Given that The Nightingale runs 2 hours and 16 minutes, this is no swift story like Coralie Fargeat's tense, cat-and-mouse movie Revenge, released here last year. No, The Nightingale is more like an odyssey into the soul.

After the initial brutality sets up the story, Kent tracks the journey through the wilderness, cutting back and forth between the two parties.

Hawkins travels with underlings Ruse (Damon Herriman) and Jago (Harry Greenwood), as well as three prisoners, treated as slaves.

The youngest, a proud boy named Eddie (Charlie Shotwell), boasts at how much he can carry, how hard he can work, and Hawkins takes a liking to him, teaching him how to shoot, etc.

But Hawkins is a climber and is only concerned with his own advancement; he's inept, but blames his inadequacies on others. He leaves in his wake a trail of raped women and dead boys, and his response is, "who are you going to believe: me, a white officer, or a lowly prisoner?"

Yet Kent paints him as human. He's evil, to be sure, but his motivations are recognizably (perhaps too recognizably) human. Thus, when she cuts to his portion of the story, it resonates as much as the "good" half. Neither half falls short of the other.

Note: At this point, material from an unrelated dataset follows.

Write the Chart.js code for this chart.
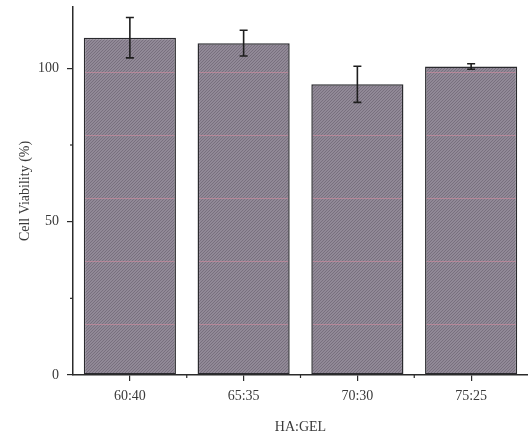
<!DOCTYPE html>
<html>
<head>
<meta charset="utf-8">
<script src="https://cdn.jsdelivr.net/npm/chart.js@4"></script>
<style>
  html, body { margin: 0; padding: 0; background: #fff; }
  #wrap { width: 528px; height: 434px; }
</style>
</head>
<body>
<div id="wrap"><canvas id="myChart" width="528" height="434"></canvas></div>
<script>
// values
const categories = ['60:40', '65:35', '70:30', '75:25'];
const viability = [110.0, 108.2, 94.8, 100.6];
const errors = [6.6, 4.2, 5.9, 0.9];
const yTicks = [0, 50, 100];
const yMinorTicks = [25, 75];

const ink = '#2b2b2b';
const serif = 'Liberation Serif, Times New Roman, serif';

// scanned-looking hatch fill with the faint pink stripes
function makeHatch() {
    const size = 63;
    const c = document.createElement('canvas');
    c.width = size;
    c.height = size;
    const g = c.getContext('2d');
    g.fillStyle = '#918997';
    g.fillRect(0, 0, size, size);
    g.strokeStyle = 'rgba(95, 88, 102, 0.5)';
    g.lineWidth = 1;
    for (let x = -size; x <= size; x += 3) {
        g.beginPath();
        g.moveTo(x, size);
        g.lineTo(x + size, 0);
        g.stroke();
    }
    g.fillStyle = 'rgba(210, 140, 160, 0.6)';
    g.fillRect(0, 9, size, 1);
    return g.createPattern(c, 'repeat');
}

const ctx = document.getElementById('myChart').getContext('2d');

// error bars + minor ticks, placed with the chart's own scales
const extras = {
    id: 'extras',
    afterDatasetsDraw(chart) {
        const x = chart.scales.x, y = chart.scales.y;
        const g = chart.ctx;
        g.save();
        g.strokeStyle = '#1e1e1e';
        g.lineWidth = 1.6;
        viability.forEach((v, i) => {
            const px = x.getPixelForValue(i);
            const top = y.getPixelForValue(v + errors[i]);
            const bot = y.getPixelForValue(v - errors[i]);
            g.beginPath();
            g.moveTo(px, top); g.lineTo(px, bot);
            g.moveTo(px - 4, top); g.lineTo(px + 4, top);
            g.moveTo(px - 4, bot); g.lineTo(px + 4, bot);
            g.stroke();
        });
        g.strokeStyle = ink;
        g.lineWidth = 1.2;
        yMinorTicks.forEach(v => {
            const py = y.getPixelForValue(v);
            g.beginPath();
            g.moveTo(y.right, py); g.lineTo(y.right - 3, py);
            g.stroke();
        });
        for (let i = 0; i < categories.length - 1; i++) {
            const px = (x.getPixelForValue(i) + x.getPixelForValue(i + 1)) / 2;
            g.beginPath();
            g.moveTo(px, x.top); g.lineTo(px, x.top + 3);
            g.stroke();
        }
        g.restore();
    }
};

const myChart = new Chart(ctx, {
    type: 'bar',
    data: {
        labels: categories,
        datasets: [{
            data: viability,
            backgroundColor: makeHatch(),
            borderColor: '#2a2a2e',
            borderWidth: 1.5,
            borderSkipped: false,
            categoryPercentage: 0.81,
            barPercentage: 1
        }]
    },
    options: {
        responsive: false,
        animation: false,
        layout: { padding: { top: 7, right: -1, left: 0, bottom: 0 } },
        scales: {
            x: {
                offset: true,
                grid: {
                    display: true,
                    offset: false,
                    drawOnChartArea: false,
                    tickLength: 6,
                    color: ink,
                    lineWidth: 1.2
                },
                border: { display: true, color: ink, width: 1.5 },
                ticks: {
                    color: '#3a3a3a',
                    padding: 7,
                    font: { family: serif, size: 14 }
                },
                title: {
                    display: true,
                    text: 'HA:GEL',
                    color: '#3a3a3a',
                    padding: { top: 7, bottom: -1.5 },
                    font: { family: serif, size: 14 }
                },
                afterFit(scale) { scale.height = 59; }
            },
            y: {
                min: 0,
                max: 120,
                afterBuildTicks(scale) {
                    scale.ticks = yTicks.map(v => ({ value: v }));
                },
                grid: {
                    display: true,
                    drawOnChartArea: false,
                    tickLength: 6,
                    color: ink,
                    lineWidth: 1.2
                },
                border: { display: true, color: ink, width: 1.5 },
                ticks: {
                    color: '#3a3a3a',
                    padding: 8,
                    font: { family: serif, size: 14 }
                },
                title: {
                    display: true,
                    text: 'Cell Viability (%)',
                    color: '#3a3a3a',
                    padding: { top: 17, bottom: 0 },
                    font: { family: serif, size: 14 }
                },
                afterFit(scale) {
                    scale.width = 73;
                    scale.paddingTop = 0;
                    scale.paddingBottom = 0;
                }
            }
        },
        plugins: {
            legend: { display: false },
            tooltip: { enabled: false }
        }
    },
    plugins: [extras]
});
</script>
</body>
</html>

On her side, Clare, who is initially repelled by her black-skinned guide, comes to respect him and learn from him. For example, he provides a natural salve to stop her painful production of unused breast milk.

Certainly, the movie has a little bit of the "black savior" motif, in which his pure, spiritual ways are seen as superior to her crude, white ways, but it works in this case, given the character extremes.

The Nightingale also takes plenty of moments to demonstrate a villainous racism — besides Billy, two other major black characters meet a separate fate — which cuts to the core and feels ripped from the headlines.

It's not a horror movie, technically, but it's akin to two classic 1970s grindhouse movies that are, today, considered horror: Wes Craven's The Last House on the Left and Meir Zarchi's I Spit on Your Grave.

Those movies also tapped into something that was happening in the zeitgeist, the frustration women felt in a world of men, but the difference is that Kent is actually a woman. She sees beyond compartments, beyond black-and-white.

In The Nightingale, as in the other movies, revenge is initially the goal, but the end result goes beyond such a simple concept.

Clare learns that it's one thing to snuff out evil, but it's another thing entirely to try to be good in a world where evil dominates, and to continue to persevere with an unwavering heart.